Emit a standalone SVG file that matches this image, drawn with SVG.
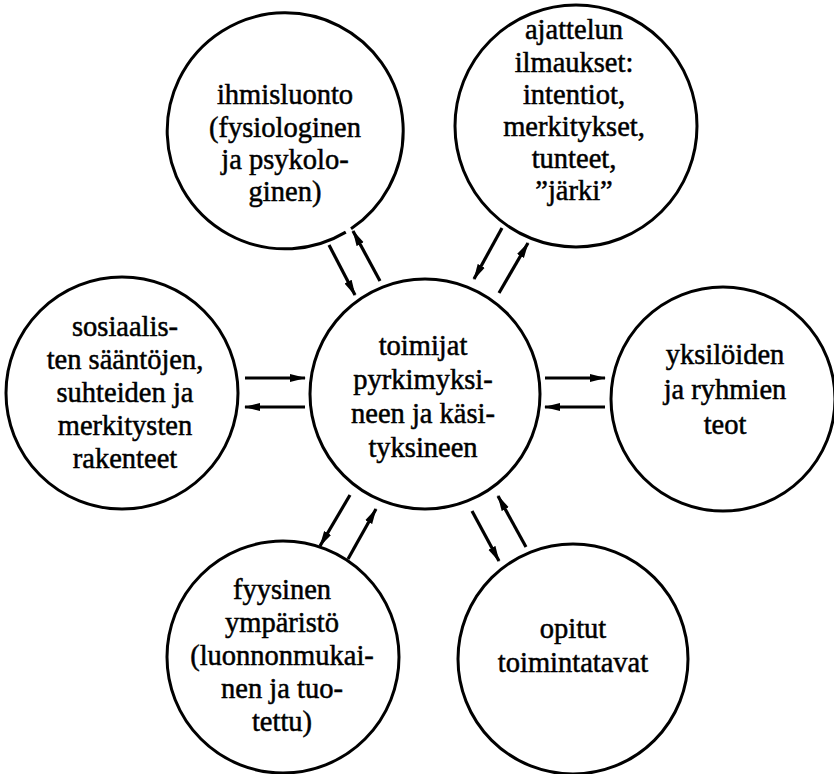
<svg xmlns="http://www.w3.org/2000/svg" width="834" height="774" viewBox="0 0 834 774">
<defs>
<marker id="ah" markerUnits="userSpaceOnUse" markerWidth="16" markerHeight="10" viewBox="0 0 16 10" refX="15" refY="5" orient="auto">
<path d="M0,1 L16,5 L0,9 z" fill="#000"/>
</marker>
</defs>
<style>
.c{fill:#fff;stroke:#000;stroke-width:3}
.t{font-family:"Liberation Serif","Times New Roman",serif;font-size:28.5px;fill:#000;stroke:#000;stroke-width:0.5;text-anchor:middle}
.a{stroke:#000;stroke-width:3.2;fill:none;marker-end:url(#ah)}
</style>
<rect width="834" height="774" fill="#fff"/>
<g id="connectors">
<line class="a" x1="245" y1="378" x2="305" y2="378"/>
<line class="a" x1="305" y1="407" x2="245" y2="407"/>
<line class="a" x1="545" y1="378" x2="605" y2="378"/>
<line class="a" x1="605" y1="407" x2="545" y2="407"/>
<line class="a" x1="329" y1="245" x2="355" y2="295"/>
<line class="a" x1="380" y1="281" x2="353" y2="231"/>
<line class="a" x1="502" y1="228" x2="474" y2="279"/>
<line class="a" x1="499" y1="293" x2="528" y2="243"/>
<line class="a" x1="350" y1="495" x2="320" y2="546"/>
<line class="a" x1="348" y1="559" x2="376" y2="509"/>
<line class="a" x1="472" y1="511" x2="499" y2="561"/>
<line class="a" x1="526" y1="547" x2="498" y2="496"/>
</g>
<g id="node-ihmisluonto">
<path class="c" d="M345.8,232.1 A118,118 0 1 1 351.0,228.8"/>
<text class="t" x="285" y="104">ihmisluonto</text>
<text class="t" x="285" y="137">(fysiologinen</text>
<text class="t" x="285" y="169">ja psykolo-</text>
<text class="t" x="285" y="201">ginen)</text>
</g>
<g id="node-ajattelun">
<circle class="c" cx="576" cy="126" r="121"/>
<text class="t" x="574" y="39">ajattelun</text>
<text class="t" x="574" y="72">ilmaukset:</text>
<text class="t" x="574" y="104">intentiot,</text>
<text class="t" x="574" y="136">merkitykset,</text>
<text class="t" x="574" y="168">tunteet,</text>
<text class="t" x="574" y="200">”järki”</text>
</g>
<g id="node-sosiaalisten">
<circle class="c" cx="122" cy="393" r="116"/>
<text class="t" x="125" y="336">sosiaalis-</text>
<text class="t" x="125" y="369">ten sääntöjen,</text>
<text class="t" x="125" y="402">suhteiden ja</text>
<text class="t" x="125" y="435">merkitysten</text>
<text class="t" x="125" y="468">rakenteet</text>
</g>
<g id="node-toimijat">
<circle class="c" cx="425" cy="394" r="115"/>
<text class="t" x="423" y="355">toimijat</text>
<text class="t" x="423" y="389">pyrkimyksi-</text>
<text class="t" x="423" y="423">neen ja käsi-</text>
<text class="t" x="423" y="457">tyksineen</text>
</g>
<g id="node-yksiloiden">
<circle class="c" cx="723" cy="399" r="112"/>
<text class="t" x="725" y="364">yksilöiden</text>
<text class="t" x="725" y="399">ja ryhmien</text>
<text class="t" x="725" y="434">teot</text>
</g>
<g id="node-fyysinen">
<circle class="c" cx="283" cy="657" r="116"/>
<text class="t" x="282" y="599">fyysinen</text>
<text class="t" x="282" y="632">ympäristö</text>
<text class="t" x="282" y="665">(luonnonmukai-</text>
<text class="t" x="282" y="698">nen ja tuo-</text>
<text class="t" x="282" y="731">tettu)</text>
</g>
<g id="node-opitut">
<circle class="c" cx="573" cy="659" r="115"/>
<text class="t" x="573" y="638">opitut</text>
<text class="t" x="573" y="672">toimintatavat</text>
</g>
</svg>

------

Leave out the pictures and transcribe everything else exactly.

■ **Response to this task**:
Emit a standalone SVG file that matches this image, drawn with SVG.
<svg xmlns="http://www.w3.org/2000/svg" width="834" height="774" viewBox="0 0 834 774">
<defs>
<marker id="ah" markerUnits="userSpaceOnUse" markerWidth="16" markerHeight="10" viewBox="0 0 16 10" refX="15" refY="5" orient="auto">
<path d="M0,1 L16,5 L0,9 z" fill="#000"/>
</marker>
</defs>
<style>
.c{fill:#fff;stroke:#000;stroke-width:3}
.t{font-family:"Liberation Serif","Times New Roman",serif;font-size:28.5px;fill:#000;stroke:#000;stroke-width:0.5;text-anchor:middle}
.a{stroke:#000;stroke-width:3.2;fill:none;marker-end:url(#ah)}
</style>
<rect width="834" height="774" fill="#fff"/>
<g id="connectors">
<line class="a" x1="245" y1="378" x2="305" y2="378"/>
<line class="a" x1="305" y1="407" x2="245" y2="407"/>
<line class="a" x1="545" y1="378" x2="605" y2="378"/>
<line class="a" x1="605" y1="407" x2="545" y2="407"/>
<line class="a" x1="329" y1="245" x2="355" y2="295"/>
<line class="a" x1="380" y1="281" x2="353" y2="231"/>
<line class="a" x1="502" y1="228" x2="474" y2="279"/>
<line class="a" x1="499" y1="293" x2="528" y2="243"/>
<line class="a" x1="350" y1="495" x2="320" y2="546"/>
<line class="a" x1="348" y1="559" x2="376" y2="509"/>
<line class="a" x1="472" y1="511" x2="499" y2="561"/>
<line class="a" x1="526" y1="547" x2="498" y2="496"/>
</g>
<g id="node-ihmisluonto">
<path class="c" d="M345.8,232.1 A118,118 0 1 1 351.0,228.8"/>
<text class="t" x="285" y="104">ihmisluonto</text>
<text class="t" x="285" y="137">(fysiologinen</text>
<text class="t" x="285" y="169">ja psykolo-</text>
<text class="t" x="285" y="201">ginen)</text>
</g>
<g id="node-ajattelun">
<circle class="c" cx="576" cy="126" r="121"/>
<text class="t" x="574" y="39">ajattelun</text>
<text class="t" x="574" y="72">ilmaukset:</text>
<text class="t" x="574" y="104">intentiot,</text>
<text class="t" x="574" y="136">merkitykset,</text>
<text class="t" x="574" y="168">tunteet,</text>
<text class="t" x="574" y="200">”järki”</text>
</g>
<g id="node-sosiaalisten">
<circle class="c" cx="122" cy="393" r="116"/>
<text class="t" x="125" y="336">sosiaalis-</text>
<text class="t" x="125" y="369">ten sääntöjen,</text>
<text class="t" x="125" y="402">suhteiden ja</text>
<text class="t" x="125" y="435">merkitysten</text>
<text class="t" x="125" y="468">rakenteet</text>
</g>
<g id="node-toimijat">
<circle class="c" cx="425" cy="394" r="115"/>
<text class="t" x="423" y="355">toimijat</text>
<text class="t" x="423" y="389">pyrkimyksi-</text>
<text class="t" x="423" y="423">neen ja käsi-</text>
<text class="t" x="423" y="457">tyksineen</text>
</g>
<g id="node-yksiloiden">
<circle class="c" cx="723" cy="399" r="112"/>
<text class="t" x="725" y="364">yksilöiden</text>
<text class="t" x="725" y="399">ja ryhmien</text>
<text class="t" x="725" y="434">teot</text>
</g>
<g id="node-fyysinen">
<circle class="c" cx="283" cy="657" r="116"/>
<text class="t" x="282" y="599">fyysinen</text>
<text class="t" x="282" y="632">ympäristö</text>
<text class="t" x="282" y="665">(luonnonmukai-</text>
<text class="t" x="282" y="698">nen ja tuo-</text>
<text class="t" x="282" y="731">tettu)</text>
</g>
<g id="node-opitut">
<circle class="c" cx="573" cy="659" r="115"/>
<text class="t" x="573" y="638">opitut</text>
<text class="t" x="573" y="672">toimintatavat</text>
</g>
</svg>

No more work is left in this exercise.